Zwischen den Polen Begierde und Genuß entpflichtet sich Faust der Beständigkeit menschlicher Beziehungen und der Treue, er ist kein Handelnder, der sich für eine konkrete Tat zu entscheiden vermag.(W.Keller)

Seine Wette auf Unglücklichsein, seine über das Menschenmögliche hinaus gerichteten Bestrebungen und das ängstliche Vermeiden eines erfüllten Lebens sind charakteristisch für ihn. (P.Klee)

Als unentwegt Strebender agiert er im Dienst der teuflischen Seinsnegation. Er ist der moderne Pathetiker mit einem verzweiflungsvollen und destruktiven Furor, der moderne technische und wissenschaftliche Pfuscher, der sich anschickt, ohne Kenntnis der Naturgesetze und ohne Geduld für das anschauende Studium der Natur, die Welt im Sinne seiner pathetischen Imagination zu kolonisieren und bei diesem maßlosen Unterfangen das ultimative Desaster herbeiführt.(M.Jaeger)

Da fragt man sich ernsthaft, warum der HERR meint, dass sich der Teufel ausgerechnet an diesem in jeder Hinsicht desolaten Menschen die Zähne ausbeißen wird… Es handelt sich ganz ohne Zweifel um eine psychiatrisch therapiebedürftige hochgestörte schizoide und sogar gefährliche Person. Mephisto wird zum Heilsbringer, er verkörpert das allmächtig erscheinende ökonomische und soziale Prinzip. ( B.Seidel)

Das ist doch mal eine Interpretation ganz im Sinne unserer Zeit – die zweifellos auch im Dienst ihrer ideologischen Instrumentalisierung steht (A.Schöne). Wenn sich Bedeutungszusammenhänge komplett verändert und die Wertigkeiten verschoben (B.Seidel) haben, wird das Opfer zum Täter gemacht.

An keiner Stelle wird in diesem Heftchen danach gefragt, was Faust denn im Sinn hatte, als er den schönen Augenblick, an dem er gern verweilen möchte, in die Waagschale seines Lebens warf. An keiner Stelle wird darauf hingewiesen, dass nur ein auf das Gemeinwohl gerichtetes Handeln am Ende die Erkenntnis und Erfüllung seines Strebens ist. – Warum wohl? Lesen können doch alle diesen sehr klaren Prolog im 5.Akt des zweiten Teils. Freilich sind Lesen und Verstehen nicht gleichbedeutend.

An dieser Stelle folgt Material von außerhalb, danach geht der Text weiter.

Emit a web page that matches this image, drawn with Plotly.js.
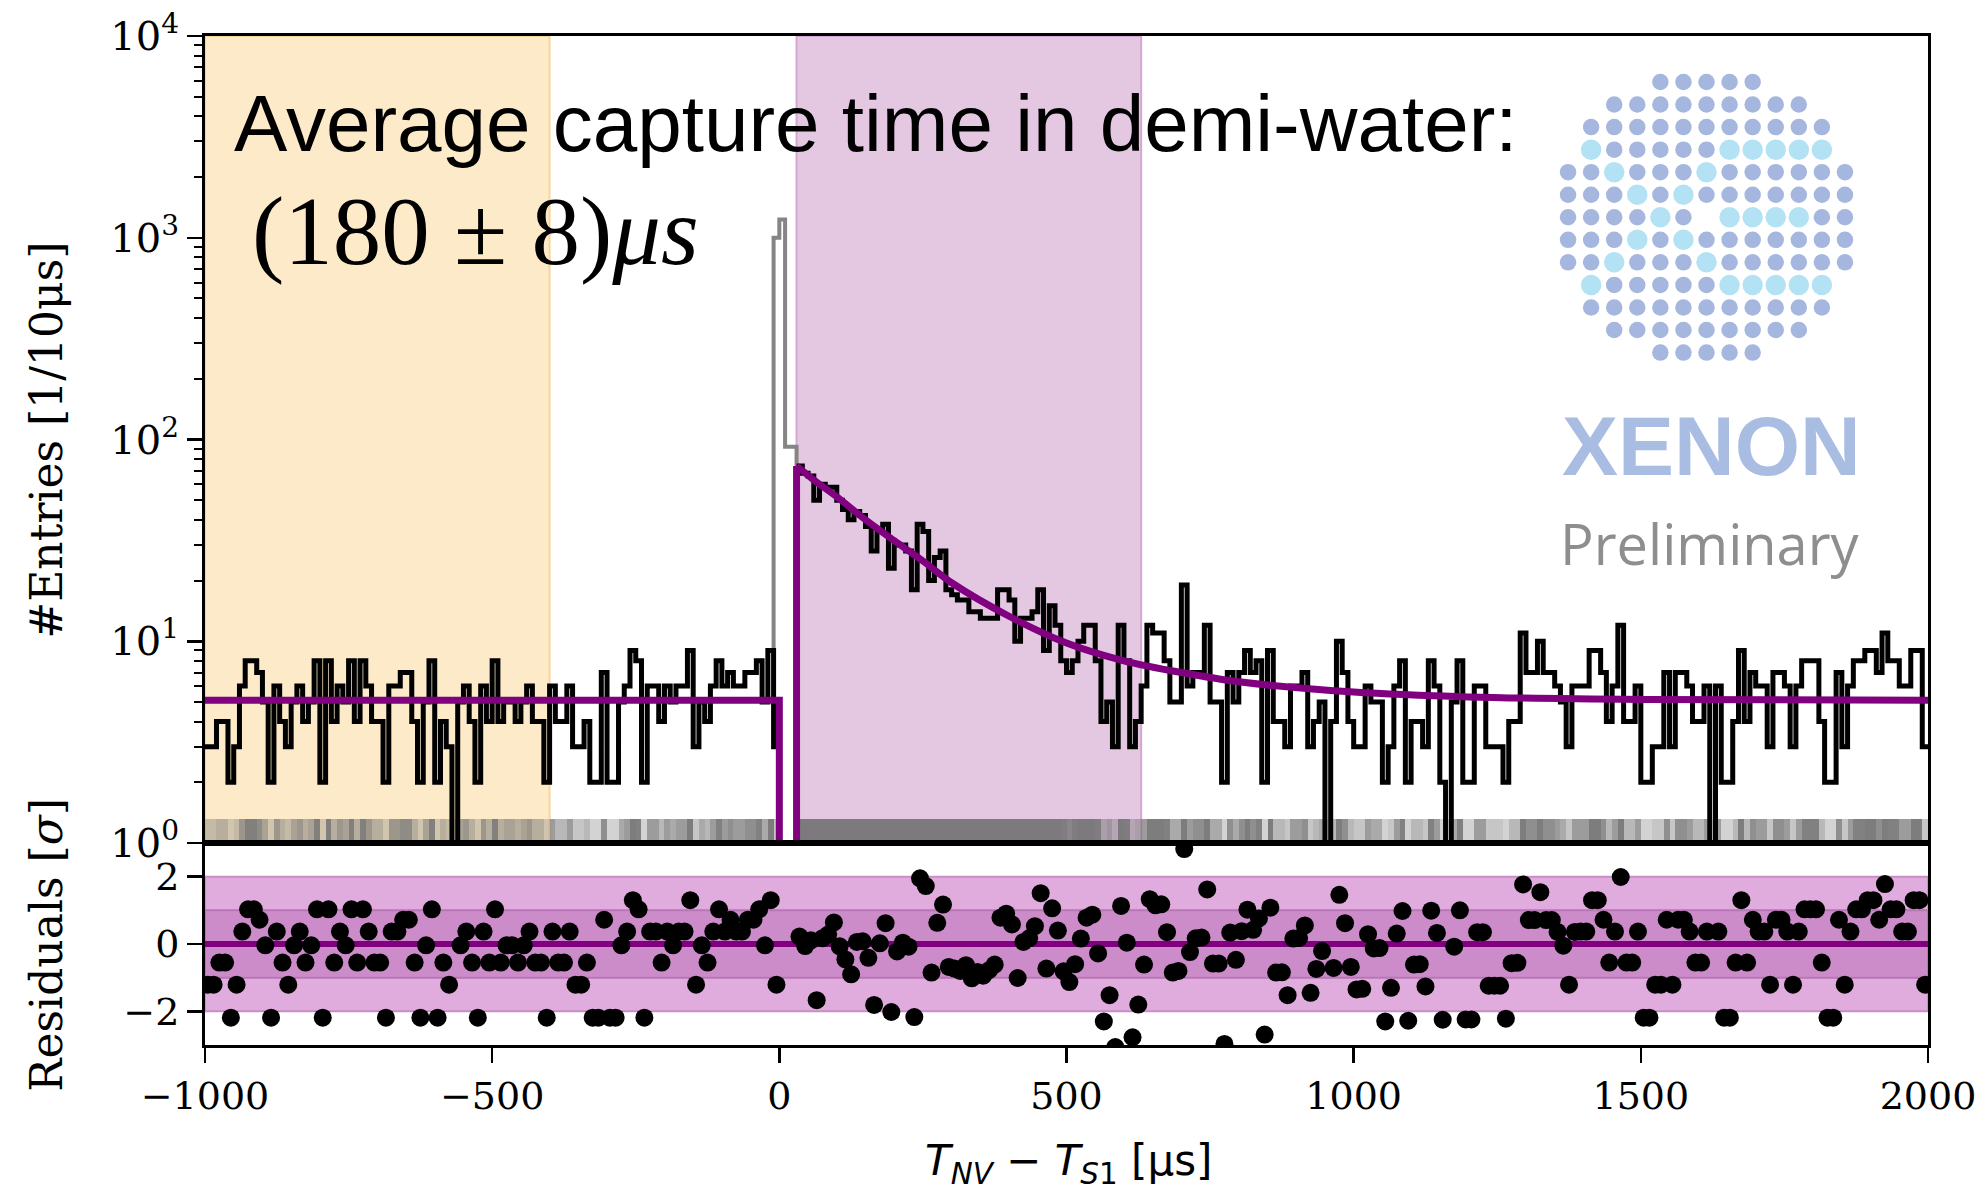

Dieses universale Werk Goethes hat soviele Ebenen… Nicht der Glanz des Faust ist abhanden gekommen, der Erkenntnishorizont ist enger geworden, die zunehmende Vereinzelung in absolut jeder Beziehung – kulturell, gesellschaftlich, wissenschaftlich, zwischenmenschlich – verhindert den Blick auf größere Zusammenhänge.

Trotz des Fortschritts sind wir ärmer dran als vor 200 Jahren. Goethe muss noch weiter warten, bis die vollendete Gestalt seiner verdichteten Erkenntnisse wahrgenommen und nicht mehr von des Augenblicks wilder Gewalt verschlungen wird.